As many as 1 million of Colombia’s 50 million citizens are linked to the coca business directly or indirectly, according to Eduardo Diaz, the economist and former health minister in charge of the crop substitution program. Diaz said the government has learned critical lessons over the years about what works and does not.

“It can’t be, ‘Here, try these seeds, see you later,’ ” Diaz said. “We have to establish the presence of the state in these conflict zones.”

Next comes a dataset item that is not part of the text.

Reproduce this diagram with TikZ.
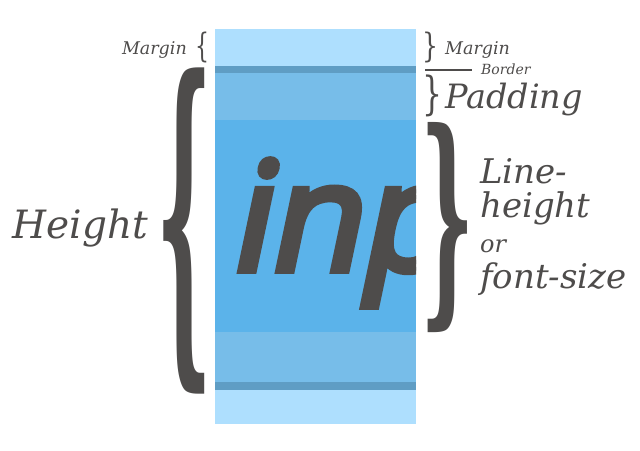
\documentclass[tikz,border=0pt]{standalone}
\usepackage{xcolor}
\usepackage{graphicx}
\usepackage{fontspec}
\usepackage{tikz}
\usetikzlibrary{positioning}

\newfontfamily\labelserif{DejaVu Serif}
\newfontfamily\samplesans{Open Sans}[FakeSlant=0.21, FakeBold=5]

\definecolor{ink}{HTML}{4E4C4B}
\definecolor{marginblue}{HTML}{AEDFFE}
\definecolor{borderblue}{HTML}{5F9DC4}
\definecolor{paddingblue}{HTML}{77BDE9}
\definecolor{contentblue}{HTML}{5BB3EA}

\newcommand{\lblsize}[1]{\fontsize{#1}{#1}\selectfont}

\begin{document}
\begin{tikzpicture}[
    x=1pt, y=-1pt,
    layer/.style={fill=#1, draw=none},
    lbl/.style={text=ink, inner sep=0pt, font=\labelserif\itshape\lblsize{#1}},
    lbl/.default=17.5,
    bracket/.style={text=ink, inner sep=0pt, font=\labelserif\bfseries},
    smallbracket/.style={text=ink, inner sep=0pt, font=\labelserif}
  ]
    \useasboundingbox (0,0) rectangle (640,450);

    % the box, top to bottom
    \fill[layer=marginblue]  (215,29)  rectangle (416,66);
    \fill[layer=borderblue]  (215,66)  rectangle (416,73);
    \fill[layer=paddingblue] (215,73)  rectangle (416,120);
    \fill[layer=contentblue] (215,120) rectangle (416,332);
    \fill[layer=paddingblue] (215,332) rectangle (416,382);
    \fill[layer=borderblue]  (215,382) rectangle (416,390);
    \fill[layer=marginblue]  (215,390) rectangle (416,424);

    \begin{scope}
      \clip (215,29) rectangle (416,424);
      \node[text=ink, inner sep=0pt, anchor=base west,
            font=\samplesans\lblsize{150}] (inp) at (228,270)
            {\makebox[180pt][l]{inp}};
    \end{scope}

    % braces
    \node[smallbracket, anchor=north west] (lmarginbrace) at (195,32) {\resizebox*{14pt}{31pt}{\{}};
    \node[bracket, anchor=north west] (heightbrace) at (156,68) {\resizebox*{56pt}{326pt}{\{}};
    \node[smallbracket, anchor=north west] (rmarginbrace) at (422,32) {\resizebox*{16pt}{31pt}{\}}};
    \node[smallbracket, anchor=north west] (paddingbrace) at (422,75) {\resizebox*{20pt}{42pt}{\}}};
    \node[bracket, anchor=north west] (lhbrace) at (420,122) {\resizebox*{54pt}{210pt}{\}}};

    % labels
    \node[lbl, anchor=base east] (lmargin) at (187,54) {Margin};
    \node[lbl, anchor=base west] (rmargin) at (445,54) {Margin};
    \draw[ink, line width=1.5pt] (425,70) -- (472,70);
    \node[lbl=14, anchor=base west] (border) at (481,74) {Border};
    \node[lbl=33.5, anchor=base west] (padding) at (445,108) {Padding};
    \node[lbl=39, anchor=base east] (height) at (148,238) {Height};
    \node[lbl=34, anchor=base west] (lineh) at (480,183) {Line-};
    \node[lbl=34, anchor=base west] (heighttxt) at (480,217) {height};
    \node[lbl=24, anchor=base west] (ortxt) at (480,252) {or};
    \node[lbl=34, anchor=base west] (fontsize) at (480,288) {font-size};
  \end{tikzpicture}
\end{document}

Cash payments to individual families in exchange for voluntary eradication do not work either, Diaz said, because the possibility of earning money simply encourages everyone to grow coca. Instead, the government wants entire communities to opt for crop substitution in the hope it will bring state-building investments in infrastructure, health and education. Holdouts would face forced eradication and criminal penalties.

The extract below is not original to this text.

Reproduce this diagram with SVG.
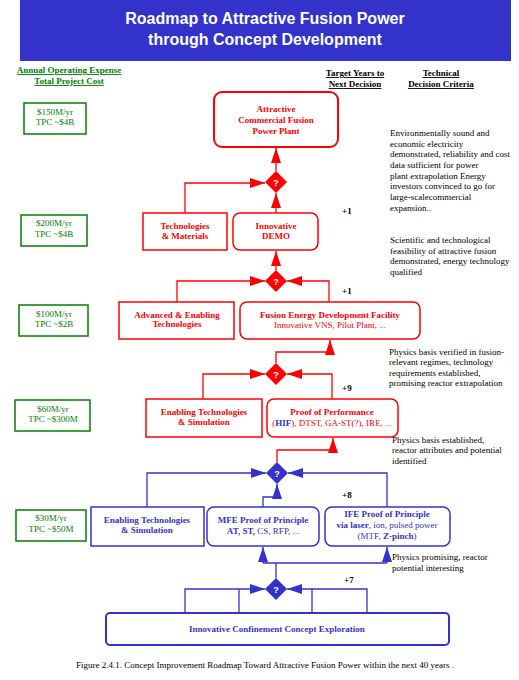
<svg xmlns="http://www.w3.org/2000/svg" width="519" height="680" viewBox="0 0 519 680">
<style>
text{font-family:"Liberation Serif","Times New Roman",serif;font-size:9px}
.b{font-weight:bold}
.c{text-anchor:middle}
.title{font-family:"Liberation Sans",Arial,sans-serif;font-weight:bold;font-size:16px;fill:#fff;text-anchor:middle}
.g{fill:#008000}
.r{fill:#ff0000}
.bl{fill:#3333cc}
.gbox{fill:none;stroke:#008000;stroke-width:1.5}
.rbox{fill:#fff;stroke:#ff0000;stroke-width:1.5}
.bbox{fill:#fff;stroke:#3333cc;stroke-width:1.5}
.rl{fill:none;stroke:#ff0000;stroke-width:1.3}
.bln{fill:none;stroke:#3333cc;stroke-width:1.3}
.q{font-family:"Liberation Sans",Arial,sans-serif;font-weight:bold;font-size:9px;fill:#fff;text-anchor:middle}
.ul{stroke-width:1}
</style>
<defs>
<marker id="ar" markerUnits="userSpaceOnUse" markerWidth="15" markerHeight="11" viewBox="0 0 15 11" refX="15" refY="5.5" orient="auto"><path d="M0,0.5 L15,5.5 L0,10.5 Z" fill="#ff0000"/></marker>
<marker id="ab" markerUnits="userSpaceOnUse" markerWidth="15" markerHeight="11" viewBox="0 0 15 11" refX="15" refY="5.5" orient="auto"><path d="M0,0.5 L15,5.5 L0,10.5 Z" fill="#3333cc"/></marker>
</defs>
<rect width="519" height="680" fill="#fff"/>
<g id="title">
<rect x="20" y="0" width="491" height="61" fill="#3333cc"/>
<text class="title" x="265" y="24">Roadmap to Attractive Fusion Power</text>
<text class="title" x="265" y="45">through Concept Development</text>
</g>
<g id="headers">
<text class="b c g" x="69" y="73" text-decoration="underline">Annual Operating Expense</text>
<text class="b c g" x="69" y="84" text-decoration="underline">Total Project Cost</text>
<text class="b c" x="355" y="76" text-decoration="underline">Target Years to</text>
<text class="b c" x="355" y="87" text-decoration="underline">Next Decision</text>
<text class="b c" x="441" y="76" text-decoration="underline">Technical</text>
<text class="b c" x="441" y="87" text-decoration="underline">Decision Criteria</text>
</g>
<g id="costs">
<g id="cost1"><rect class="gbox" x="24" y="103" width="62" height="31"/><text class="c g" x="55" y="115">$150M/yr</text><text class="c g" x="55" y="125">TPC ~$4B</text></g>
<g id="cost2"><rect class="gbox" x="21" y="215" width="66" height="31"/><text class="c g" x="54" y="226">$200M/yr</text><text class="c g" x="54" y="237">TPC ~$4B</text></g>
<g id="cost3"><rect class="gbox" x="19" y="305" width="69" height="31"/><text class="c g" x="54" y="317">$100M/yr</text><text class="c g" x="54" y="327">TPC ~$2B</text></g>
<g id="cost4"><rect class="gbox" x="15" y="400" width="75" height="31"/><text class="c g" x="53" y="412">$60M/yr</text><text class="c g" x="53" y="422">TPC ~$300M</text></g>
<g id="cost5"><rect class="gbox" x="16" y="510" width="70" height="31"/><text class="c g" x="51" y="521">$30M/yr</text><text class="c g" x="51" y="532">TPC ~$50M</text></g>
</g>
<g id="connectors">
<line class="rl" x1="276" y1="171" x2="276" y2="148" marker-end="url(#ar)"/>
<line class="rl" x1="276" y1="213" x2="276" y2="193" marker-end="url(#ar)"/>
<path class="rl" d="M185,213 V183 H265" marker-end="url(#ar)"/>
<line class="rl" x1="276" y1="270" x2="276" y2="251" marker-end="url(#ar)"/>
<path class="rl" d="M177,302 V281 H265" marker-end="url(#ar)"/>
<path class="rl" d="M329,302 V281 H287" marker-end="url(#ar)"/>
<path class="rl" d="M276,363 V352 H330 V340" marker-end="url(#ar)"/>
<path class="rl" d="M203,399 V374 H265" marker-end="url(#ar)"/>
<path class="rl" d="M332,399 V374 H287" marker-end="url(#ar)"/>
<path class="rl" d="M277,462 V450 H333 V438" marker-end="url(#ar)"/>
<path class="bln" d="M147,507 V473 H266" marker-end="url(#ab)"/>
<path class="bln" d="M387,507 V473 H288" marker-end="url(#ab)"/>
<path class="bln" d="M263,507 V497 H277 V484" marker-end="url(#ab)"/>
<path class="bln" d="M276,578 V563 M263,563 H387"/>
<line class="bln" x1="263" y1="563" x2="263" y2="547" marker-end="url(#ab)"/>
<line class="bln" x1="387" y1="563" x2="387" y2="547" marker-end="url(#ab)"/>
<path class="bln" d="M185,613 V589 H265" marker-end="url(#ab)"/>
<path class="bln" d="M239,613 V589"/>
<path class="bln" d="M367,613 V589 H287" marker-end="url(#ab)"/>
<path class="bln" d="M312,613 V589"/>
</g>
<g id="decisions">
<g id="d1"><path d="M276,171 L287,182 L276,193 L265,182 Z" fill="#ff0000"/><text class="q" x="276" y="185.5">?</text></g>
<g id="d2"><path d="M276,270 L287,281 L276,292 L265,281 Z" fill="#ff0000"/><text class="q" x="276" y="284.5">?</text></g>
<g id="d3"><path d="M276,363 L287,374 L276,385 L265,374 Z" fill="#ff0000"/><text class="q" x="276" y="377.5">?</text></g>
<g id="d4"><path d="M277,462 L288,473 L277,484 L266,473 Z" fill="#3333cc"/><text class="q" x="277" y="476.5">?</text></g>
<g id="d5"><path d="M276,578 L287,589 L276,600 L265,589 Z" fill="#3333cc"/><text class="q" x="276" y="592.5">?</text></g>
</g>
<g id="plant"><rect x="214" y="92" width="124" height="55" rx="8" fill="#fff" stroke="#ff0000" stroke-width="2"/>
<text class="b c r" x="276" y="112">Attractive</text><text class="b c r" x="276" y="123">Commercial Fusion</text><text class="b c r" x="276" y="134">Power Plant</text></g>
<g id="techmat"><rect class="rbox" x="143" y="213" width="84" height="37"/><text class="b c r" x="185" y="229">Technologies</text><text class="b c r" x="185" y="239">&amp; Materials</text></g>
<g id="demo"><rect class="rbox" x="233" y="213" width="85" height="37" rx="7"/><text class="b c r" x="276" y="229">Innovative</text><text class="b c r" x="276" y="239">DEMO</text></g>
<g id="advanced"><rect class="rbox" x="119" y="302" width="115" height="37"/><text class="b c r" x="177" y="318">Advanced &amp; Enabling</text><text class="b c r" x="177" y="327">Technologies</text></g>
<g id="fedf"><rect class="rbox" x="240" y="302" width="180" height="37" rx="7"/><text class="b c r" x="330" y="318">Fusion Energy Development Facility</text><text class="c r" x="330" y="328">Innovative VNS, Pilot Plant, ...</text></g>
<g id="enabling-red"><rect class="rbox" x="146" y="399" width="116" height="38"/><text class="b c r" x="204" y="415">Enabling Technologies</text><text class="b c r" x="204" y="425">&amp; Simulation</text></g>
<g id="pop"><rect class="rbox" x="267" y="399" width="131" height="38" rx="7"/><text class="b c r" x="332" y="415">Proof of Performance</text><text class="c r" x="332" y="426">(<tspan class="b bl">HIF</tspan>), DTST, GA-ST(?), IRE, ...</text></g>
<g id="enabling-blue"><rect class="bbox" x="91" y="507" width="113" height="39"/><text class="b c bl" x="147" y="523">Enabling Technologies</text><text class="b c bl" x="147" y="533">&amp; Simulation</text></g>
<g id="mfe"><rect class="bbox" x="207" y="507" width="112" height="39" rx="7"/><text class="b c bl" x="263" y="523">MFE Proof of Principle</text><text class="c bl" x="263" y="534"><tspan class="b">AT, ST,</tspan> CS, RFP, ...</text></g>
<g id="ife"><rect class="bbox" x="325" y="507" width="125" height="39" rx="7"/><text class="b c bl" x="387" y="517">IFE Proof of Principle</text><text class="c bl" x="387" y="528"><tspan class="b">via laser</tspan>, ion, pulsed power</text><text class="c bl" x="387" y="539">(MTF, <tspan class="b">Z-pinch</tspan>)</text></g>
<g id="icce"><rect x="106" y="613" width="343" height="32" rx="4" fill="#fff" stroke="#3333cc" stroke-width="2"/><text class="b c bl" x="277" y="632">Innovative Confinement Concept Exploration</text></g>
<g id="years">
<text class="b" x="342" y="214">+1</text>
<text class="b" x="342" y="294">+1</text>
<text class="b" x="342" y="391">+9</text>
<text class="b" x="342" y="498">+8</text>
<text class="b" x="344" y="583">+7</text>
</g>
<g id="criteria">
<text x="390" y="136">Environmentally sound and</text>
<text x="390" y="146.7">economic electricity</text>
<text x="390" y="157.3">demonstrated, reliability and cost</text>
<text x="390" y="168">data sufficient for power</text>
<text x="390" y="178.7">plant extrapolation Energy</text>
<text x="390" y="189.3">investors convinced to go for</text>
<text x="390" y="200">large-scalecommercial</text>
<text x="390" y="210.7">expansion..</text>
<text x="390" y="243">Scientific and technological</text>
<text x="390" y="253.5">feasibility of attractive fusion</text>
<text x="390" y="264">demonstrated, energy technology</text>
<text x="390" y="274.5">qualified</text>
<text x="389" y="354.5">Physics basis verified in fusion-</text>
<text x="389" y="365">relevant regimes, technology</text>
<text x="389" y="375.7">requirements established,</text>
<text x="389" y="386.3">promising reactor extrapolation</text>
<text x="392" y="442.7">Physics basis established,</text>
<text x="392" y="453.3">reactor attributes and potential</text>
<text x="392" y="464">identified</text>
<text x="392" y="560">Physics promising, reactor</text>
<text x="392" y="570.5">potential interesting</text>
</g>
<text class="c" x="265" y="668">Figure 2.4.1. Concept Improvement Roadmap Toward Attractive Fusion Power within the next 40 years .</text>
</svg>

Diaz said asking farmers to gradually phase out coca also does not work. As long as there are illegal crops in the community, there will be armed groups attracted to it, he said, like flies swarming food.

Here in Tierradentro, a tiny village in the foothills of the Nudo de Paramillo range in the northern state of Cordoba, a crop substitution program supported by the U.S. Agency for International Development is encouraging former coca growers to try bananas and cacao instead.

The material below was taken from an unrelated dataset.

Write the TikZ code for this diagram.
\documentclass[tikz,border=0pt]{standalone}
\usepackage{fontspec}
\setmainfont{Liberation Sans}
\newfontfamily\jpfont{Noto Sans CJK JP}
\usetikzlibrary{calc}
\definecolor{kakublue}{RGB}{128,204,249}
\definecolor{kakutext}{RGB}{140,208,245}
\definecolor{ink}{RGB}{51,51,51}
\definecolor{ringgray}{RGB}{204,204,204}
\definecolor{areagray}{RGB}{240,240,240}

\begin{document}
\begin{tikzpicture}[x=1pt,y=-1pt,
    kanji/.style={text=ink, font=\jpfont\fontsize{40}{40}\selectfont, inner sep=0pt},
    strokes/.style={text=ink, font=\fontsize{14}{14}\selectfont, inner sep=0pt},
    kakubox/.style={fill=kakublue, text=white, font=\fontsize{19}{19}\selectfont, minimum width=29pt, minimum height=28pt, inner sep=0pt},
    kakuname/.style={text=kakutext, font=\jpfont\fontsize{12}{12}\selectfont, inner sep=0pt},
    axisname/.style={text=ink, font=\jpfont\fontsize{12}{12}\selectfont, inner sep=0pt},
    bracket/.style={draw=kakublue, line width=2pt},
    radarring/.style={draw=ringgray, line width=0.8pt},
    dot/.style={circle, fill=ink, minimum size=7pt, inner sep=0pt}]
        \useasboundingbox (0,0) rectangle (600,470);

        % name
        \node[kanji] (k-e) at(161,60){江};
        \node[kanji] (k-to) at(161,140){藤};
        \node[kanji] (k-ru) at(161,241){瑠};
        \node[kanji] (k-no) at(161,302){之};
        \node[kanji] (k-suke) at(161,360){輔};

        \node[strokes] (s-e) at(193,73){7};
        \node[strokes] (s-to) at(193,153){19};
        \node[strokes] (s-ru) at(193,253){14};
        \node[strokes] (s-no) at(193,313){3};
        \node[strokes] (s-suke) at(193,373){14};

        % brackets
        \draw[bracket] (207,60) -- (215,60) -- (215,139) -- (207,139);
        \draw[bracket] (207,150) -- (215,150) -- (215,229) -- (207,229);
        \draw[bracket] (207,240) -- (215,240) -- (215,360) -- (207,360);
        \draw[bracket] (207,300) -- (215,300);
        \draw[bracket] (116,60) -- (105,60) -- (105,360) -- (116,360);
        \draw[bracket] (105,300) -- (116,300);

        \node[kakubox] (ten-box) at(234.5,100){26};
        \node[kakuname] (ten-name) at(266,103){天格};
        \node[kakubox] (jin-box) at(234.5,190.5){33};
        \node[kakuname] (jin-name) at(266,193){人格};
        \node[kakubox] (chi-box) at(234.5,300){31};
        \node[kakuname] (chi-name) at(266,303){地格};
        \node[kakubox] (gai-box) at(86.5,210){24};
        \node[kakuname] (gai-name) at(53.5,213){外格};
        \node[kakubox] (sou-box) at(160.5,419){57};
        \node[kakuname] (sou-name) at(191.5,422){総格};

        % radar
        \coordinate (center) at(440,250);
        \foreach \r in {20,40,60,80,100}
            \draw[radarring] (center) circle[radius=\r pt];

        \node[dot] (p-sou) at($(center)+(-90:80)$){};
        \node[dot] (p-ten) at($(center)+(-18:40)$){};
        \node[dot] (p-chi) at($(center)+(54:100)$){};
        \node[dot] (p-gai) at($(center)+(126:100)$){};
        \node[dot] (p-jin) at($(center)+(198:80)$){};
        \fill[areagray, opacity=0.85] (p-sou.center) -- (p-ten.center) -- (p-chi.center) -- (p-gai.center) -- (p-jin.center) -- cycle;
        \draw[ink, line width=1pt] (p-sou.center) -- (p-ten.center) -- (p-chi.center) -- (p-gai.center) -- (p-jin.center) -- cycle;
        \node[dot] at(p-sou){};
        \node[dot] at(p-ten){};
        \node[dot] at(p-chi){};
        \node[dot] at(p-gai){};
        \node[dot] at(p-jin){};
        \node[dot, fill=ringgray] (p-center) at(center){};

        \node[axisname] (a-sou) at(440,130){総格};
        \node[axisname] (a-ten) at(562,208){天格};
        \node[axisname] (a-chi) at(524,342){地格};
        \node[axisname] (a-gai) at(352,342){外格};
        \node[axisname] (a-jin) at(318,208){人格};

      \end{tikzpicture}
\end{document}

FARC units remain active farther up the mountain, protecting coca fields in a national park.

The area is one of Colombia's most war-torn, fought over by right-wing paramilitaries and the FARC for the past 20 years. But with a unilateral cease-fire in effect, Tierradentro is quieter now than at any time in recent memory.

Farmers here say they are proud to grow food again, returning to a simpler and more innocent era. Sure, they said, the coca brought more money, but also wanton killing, prostitution and benefits that did not last.

“Most of the money went to alcohol,” said Darwis Tarifa, 42, who said he lost two brothers to drug deals gone bad.

Cacao seemed the most promising alternative for Tierradentro’s farmers, but the trees planted here will take several years to bear fruit. Bananas are the only option in the meantime, and many farmers here confessed they were losing patience, earning as little as $175 a month, well below minimum wage and less than a third of what they made growing coca. Selling bricks of cocaine base was a lot easier than arranging for truckloads of bananas to reach markets several hours away along a rough dirt road.

“Today we live in peace,” said Alexis Fernandez, 63. “But there’s no coca and no money.”

Farther up the mountain and a canoe ride across the muddy San Jorge River, Jacinto Tapia showed off the fields where he grew coca until switching to bananas last year. In the rich alluvial soils, his mature coca plants could be harvested every 40 days, virtually year-round, almost as good as a monthly paycheck.

Soldiers arrived last year and ripped them out. Tapia signed up for the crop substitution program.

“Once you start getting old, you get tired of having these problems,” said the sun-worn Tapia, 69. “You don’t make as much money, but you sleep better at night.”

A few vestigial coca plants poked through the ground between the bananas and empty cans of glyphosate herbicide. Their leaves were a radiant shade of green. Tapia chopped at their roots with his machete but said the only way to finish them off was with heavy doses of the weedkiller.

All it takes is a few severed roots left in the ground, he said, and the plant comes roaring back.